→ GIVEN REQUEST
Search the listing below for the string "that" and copy every line where it occurs.

→ RECORD EXTRACTS
%%

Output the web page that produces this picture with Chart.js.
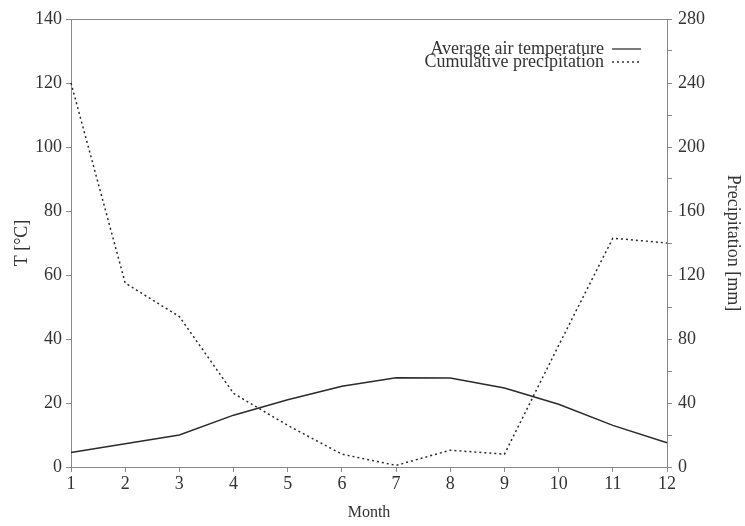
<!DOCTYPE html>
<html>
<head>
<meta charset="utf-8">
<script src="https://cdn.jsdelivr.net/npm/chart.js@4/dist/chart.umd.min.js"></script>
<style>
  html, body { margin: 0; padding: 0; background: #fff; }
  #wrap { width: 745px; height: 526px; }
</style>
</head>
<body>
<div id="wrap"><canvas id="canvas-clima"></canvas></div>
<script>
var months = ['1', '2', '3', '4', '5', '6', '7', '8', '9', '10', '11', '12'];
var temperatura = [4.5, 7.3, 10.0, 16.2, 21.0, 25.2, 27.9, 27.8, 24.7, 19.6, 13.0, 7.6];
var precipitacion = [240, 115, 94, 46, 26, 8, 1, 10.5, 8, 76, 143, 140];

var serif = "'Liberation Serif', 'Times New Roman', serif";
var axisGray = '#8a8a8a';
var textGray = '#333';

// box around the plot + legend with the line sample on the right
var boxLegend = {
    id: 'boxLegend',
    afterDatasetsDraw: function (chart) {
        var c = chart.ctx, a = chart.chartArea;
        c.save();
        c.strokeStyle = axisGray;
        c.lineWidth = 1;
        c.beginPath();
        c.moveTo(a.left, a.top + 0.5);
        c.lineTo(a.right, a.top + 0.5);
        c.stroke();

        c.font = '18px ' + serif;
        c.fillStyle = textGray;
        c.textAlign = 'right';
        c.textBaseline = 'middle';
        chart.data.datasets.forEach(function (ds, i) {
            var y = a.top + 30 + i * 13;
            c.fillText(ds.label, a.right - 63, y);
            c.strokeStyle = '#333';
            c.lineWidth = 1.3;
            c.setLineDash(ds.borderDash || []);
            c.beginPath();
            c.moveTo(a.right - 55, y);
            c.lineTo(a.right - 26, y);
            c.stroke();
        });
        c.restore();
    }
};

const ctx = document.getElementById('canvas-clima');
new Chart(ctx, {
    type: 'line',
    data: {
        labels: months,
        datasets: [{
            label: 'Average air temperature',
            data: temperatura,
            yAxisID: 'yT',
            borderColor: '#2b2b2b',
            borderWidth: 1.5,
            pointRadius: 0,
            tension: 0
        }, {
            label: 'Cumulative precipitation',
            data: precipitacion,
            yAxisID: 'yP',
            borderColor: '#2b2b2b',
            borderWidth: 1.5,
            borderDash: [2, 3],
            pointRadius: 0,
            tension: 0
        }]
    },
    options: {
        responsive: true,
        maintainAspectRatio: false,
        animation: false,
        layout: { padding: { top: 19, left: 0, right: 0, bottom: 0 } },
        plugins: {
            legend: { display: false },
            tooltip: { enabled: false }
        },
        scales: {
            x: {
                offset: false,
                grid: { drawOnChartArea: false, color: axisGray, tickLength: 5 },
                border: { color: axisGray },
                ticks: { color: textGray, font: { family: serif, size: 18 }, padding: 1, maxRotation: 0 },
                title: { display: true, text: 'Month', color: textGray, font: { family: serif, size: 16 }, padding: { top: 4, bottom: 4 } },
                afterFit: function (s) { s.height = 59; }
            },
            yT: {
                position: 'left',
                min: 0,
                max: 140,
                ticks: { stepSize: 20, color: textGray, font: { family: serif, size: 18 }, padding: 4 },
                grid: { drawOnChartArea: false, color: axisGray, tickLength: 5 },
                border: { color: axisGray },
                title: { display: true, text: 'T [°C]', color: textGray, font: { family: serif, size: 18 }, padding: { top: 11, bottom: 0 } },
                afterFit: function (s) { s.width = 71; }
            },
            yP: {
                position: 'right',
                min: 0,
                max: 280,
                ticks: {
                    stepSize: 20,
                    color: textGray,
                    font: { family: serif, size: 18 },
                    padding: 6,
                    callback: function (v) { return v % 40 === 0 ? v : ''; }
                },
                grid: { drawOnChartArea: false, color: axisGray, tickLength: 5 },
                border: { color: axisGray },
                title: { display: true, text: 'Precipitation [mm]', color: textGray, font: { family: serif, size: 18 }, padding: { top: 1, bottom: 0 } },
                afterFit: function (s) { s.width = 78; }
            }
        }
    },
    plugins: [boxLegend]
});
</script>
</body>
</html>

%%
%%

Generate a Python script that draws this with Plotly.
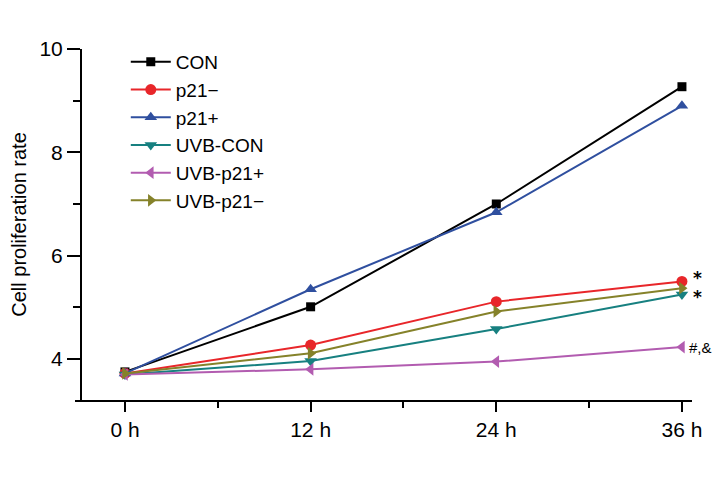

%%
%%

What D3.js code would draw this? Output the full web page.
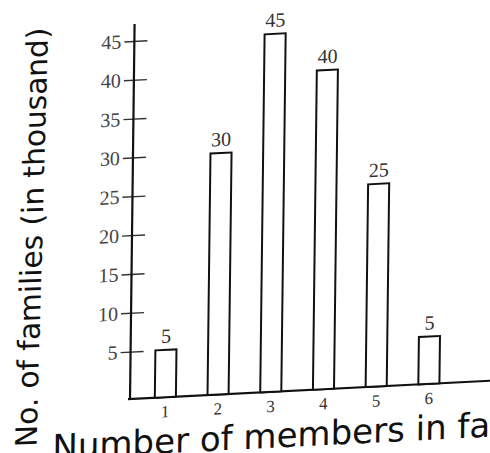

%%

→ EXERCISE ANSWER
Output the web page that produces this picture with Chart.js.
Generate a Python script that draws this with Plotly.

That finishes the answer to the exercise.